Stored records
* BEGIN *

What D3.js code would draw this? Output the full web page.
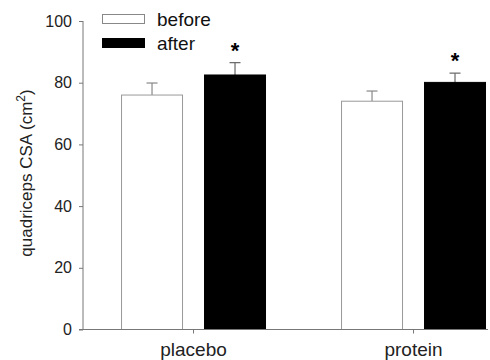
<!DOCTYPE html>
<html><head><meta charset="utf-8">
<script src="https://cdn.jsdelivr.net/npm/d3@7/dist/d3.min.js"></script>
<style>body{margin:0;background:#fff}svg{display:block}text{font-family:Arial,"Liberation Sans",sans-serif}</style>
</head><body><svg id="c" width="490" height="360"></svg>
<script>
const categories = ["placebo", "protein"];
const seriesNames = ["before", "after"];
const beforeValues = [76.0, 74.0];
const beforeErrors = [3.9, 3.3];
const afterValues = [82.5, 80.1];
const afterErrors = [4.0, 3.0];
const significant = [true, true];
const yTicks = [0, 20, 40, 60, 80, 100];

const svg = d3.select("#c");
const m = {left: 83, right: 0, top: 21, bottom: 30.5};
const W = 490, H = 360;
const y = d3.scaleLinear().domain([0, 100]).range([H - m.bottom, m.top]);
const x0 = d3.scaleBand().domain(categories).range([m.left, W - m.right])
  .paddingInner(0.341).paddingOuter(0.0955).align(0.905);
const x1 = d3.scaleBand().domain(seriesNames).range([0, x0.bandwidth()]).paddingInner(0.253).paddingOuter(0);

const data = categories.map((c, i) => ({cat: c, vals: [
  {s: "before", v: beforeValues[i], e: beforeErrors[i]},
  {s: "after", v: afterValues[i], e: afterErrors[i]}]}));
const fill = {before: "#fff", after: "#000"};
const stroke = {before: "#999", after: "#000"};

const g = svg.append("g");
const grp = g.selectAll("g.grp").data(data).join("g").attr("transform", d => `translate(${x0(d.cat)},0)`);
grp.selectAll("g.err").data(d => d.vals).join("g").each(function(d) {
  const cx = x1(d.s) + x1.bandwidth() / 2;
  const s = d3.select(this);
  const col = d.s === "before" ? "#888" : "#666";
  s.append("line").attr("x1", cx).attr("x2", cx).attr("y1", y(d.v)).attr("y2", y(d.v + d.e)).attr("stroke", col).attr("stroke-width", 1.2);
  s.append("line").attr("x1", cx - 5.5).attr("x2", cx + 5.5).attr("y1", y(d.v + d.e)).attr("y2", y(d.v + d.e)).attr("stroke", col).attr("stroke-width", 1.2);
});
grp.selectAll("rect").data(d => d.vals).join("rect")
  .attr("x", d => x1(d.s) + 0.5).attr("width", x1.bandwidth() - 1)
  .attr("y", d => y(d.v)).attr("height", d => y(0) - y(d.v))
  .attr("fill", d => fill[d.s]).attr("stroke", d => stroke[d.s]).attr("stroke-width", 1);
grp.filter((d, i) => significant[i]).append("text")
  .attr("x", x1("after") + x1.bandwidth() / 2)
  .attr("y", (d) => y(d.vals[1].v + d.vals[1].e) - 5)
  .attr("text-anchor", "middle").attr("font-size", 22).attr("font-weight", "bold").text("*");

const ya = svg.append("g").attr("transform", `translate(${m.left},0)`)
  .call(d3.axisLeft(y).tickValues(yTicks).tickSize(4).tickPadding(7));
ya.selectAll("text").attr("font-size", 16).attr("fill", "#222").style("font-family", "Arial, 'Liberation Sans', sans-serif");
ya.selectAll("line,path").attr("stroke", "#777");
ya.select("path").attr("d", `M0,${y(0)}V${y(100)}`);
const xa = svg.append("g").attr("transform", `translate(0,${y(0)})`)
  .call(d3.axisBottom(x0).tickSize(4).tickPadding(5));
xa.selectAll("text").attr("font-size", 19).attr("fill", "#222").attr("dy", "0.9em").style("font-family", "Arial, 'Liberation Sans', sans-serif");
xa.selectAll("line,path").attr("stroke", "#777");
xa.select("path").attr("d", `M${m.left - 4},0H${W - 2}`);

svg.append("text").attr("transform", `translate(32,173) rotate(-90)`)
  .attr("text-anchor", "middle").attr("font-size", 17).attr("fill", "#222")
  .html('quadriceps CSA (cm<tspan dy="-7" font-size="12">2</tspan><tspan dy="7">)</tspan>');

const leg = svg.append("g");
seriesNames.forEach((s, i) => {
  const yy = 14 + i * 24;
  leg.append("rect").attr("x", 102.5).attr("y", yy + 0.5).attr("width", 42).attr("height", 9)
    .attr("fill", fill[s]).attr("stroke", s === "before" ? "#888" : "#000");
  leg.append("text").attr("x", 157).attr("y", yy + 12).attr("font-size", 19).attr("fill", "#111").text(s);
});
</script></body></html>
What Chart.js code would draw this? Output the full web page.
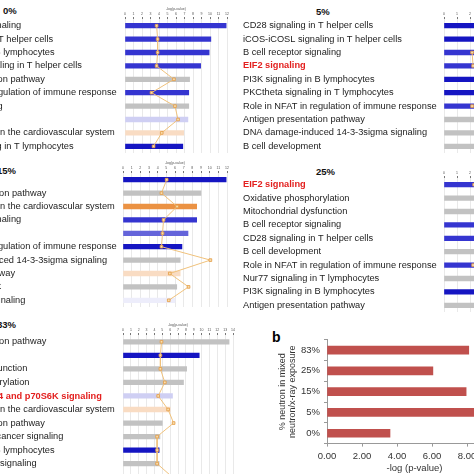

* END *

== SET EXERCISE ==
Omit every picture, and otherwise quote the entries exactly.

== ANSWER TO THE TASK ==
What D3.js code would draw this? Output the full web page.
<!DOCTYPE html>
<html><head><meta charset="utf-8">
<script src="https://cdn.jsdelivr.net/npm/d3@7/dist/d3.min.js"></script>
<style>body{margin:0;background:#fff}svg{display:block}text{font-family:Arial,"Liberation Sans",sans-serif}</style>
</head><body><svg id="c" width="490" height="360"></svg>
<script>
const categories = ["placebo", "protein"];
const seriesNames = ["before", "after"];
const beforeValues = [76.0, 74.0];
const beforeErrors = [3.9, 3.3];
const afterValues = [82.5, 80.1];
const afterErrors = [4.0, 3.0];
const significant = [true, true];
const yTicks = [0, 20, 40, 60, 80, 100];

const svg = d3.select("#c");
const m = {left: 83, right: 0, top: 21, bottom: 30.5};
const W = 490, H = 360;
const y = d3.scaleLinear().domain([0, 100]).range([H - m.bottom, m.top]);
const x0 = d3.scaleBand().domain(categories).range([m.left, W - m.right])
  .paddingInner(0.341).paddingOuter(0.0955).align(0.905);
const x1 = d3.scaleBand().domain(seriesNames).range([0, x0.bandwidth()]).paddingInner(0.253).paddingOuter(0);

const data = categories.map((c, i) => ({cat: c, vals: [
  {s: "before", v: beforeValues[i], e: beforeErrors[i]},
  {s: "after", v: afterValues[i], e: afterErrors[i]}]}));
const fill = {before: "#fff", after: "#000"};
const stroke = {before: "#999", after: "#000"};

const g = svg.append("g");
const grp = g.selectAll("g.grp").data(data).join("g").attr("transform", d => `translate(${x0(d.cat)},0)`);
grp.selectAll("g.err").data(d => d.vals).join("g").each(function(d) {
  const cx = x1(d.s) + x1.bandwidth() / 2;
  const s = d3.select(this);
  const col = d.s === "before" ? "#888" : "#666";
  s.append("line").attr("x1", cx).attr("x2", cx).attr("y1", y(d.v)).attr("y2", y(d.v + d.e)).attr("stroke", col).attr("stroke-width", 1.2);
  s.append("line").attr("x1", cx - 5.5).attr("x2", cx + 5.5).attr("y1", y(d.v + d.e)).attr("y2", y(d.v + d.e)).attr("stroke", col).attr("stroke-width", 1.2);
});
grp.selectAll("rect").data(d => d.vals).join("rect")
  .attr("x", d => x1(d.s) + 0.5).attr("width", x1.bandwidth() - 1)
  .attr("y", d => y(d.v)).attr("height", d => y(0) - y(d.v))
  .attr("fill", d => fill[d.s]).attr("stroke", d => stroke[d.s]).attr("stroke-width", 1);
grp.filter((d, i) => significant[i]).append("text")
  .attr("x", x1("after") + x1.bandwidth() / 2)
  .attr("y", (d) => y(d.vals[1].v + d.vals[1].e) - 5)
  .attr("text-anchor", "middle").attr("font-size", 22).attr("font-weight", "bold").text("*");

const ya = svg.append("g").attr("transform", `translate(${m.left},0)`)
  .call(d3.axisLeft(y).tickValues(yTicks).tickSize(4).tickPadding(7));
ya.selectAll("text").attr("font-size", 16).attr("fill", "#222").style("font-family", "Arial, 'Liberation Sans', sans-serif");
ya.selectAll("line,path").attr("stroke", "#777");
ya.select("path").attr("d", `M0,${y(0)}V${y(100)}`);
const xa = svg.append("g").attr("transform", `translate(0,${y(0)})`)
  .call(d3.axisBottom(x0).tickSize(4).tickPadding(5));
xa.selectAll("text").attr("font-size", 19).attr("fill", "#222").attr("dy", "0.9em").style("font-family", "Arial, 'Liberation Sans', sans-serif");
xa.selectAll("line,path").attr("stroke", "#777");
xa.select("path").attr("d", `M${m.left - 4},0H${W - 2}`);

svg.append("text").attr("transform", `translate(32,173) rotate(-90)`)
  .attr("text-anchor", "middle").attr("font-size", 17).attr("fill", "#222")
  .html('quadriceps CSA (cm<tspan dy="-7" font-size="12">2</tspan><tspan dy="7">)</tspan>');

const leg = svg.append("g");
seriesNames.forEach((s, i) => {
  const yy = 14 + i * 24;
  leg.append("rect").attr("x", 102.5).attr("y", yy + 0.5).attr("width", 42).attr("height", 9)
    .attr("fill", fill[s]).attr("stroke", s === "before" ? "#888" : "#000");
  leg.append("text").attr("x", 157).attr("y", yy + 12).attr("font-size", 19).attr("fill", "#111").text(s);
});
</script></body></html>
What Chart.js code would draw this? Output the full web page.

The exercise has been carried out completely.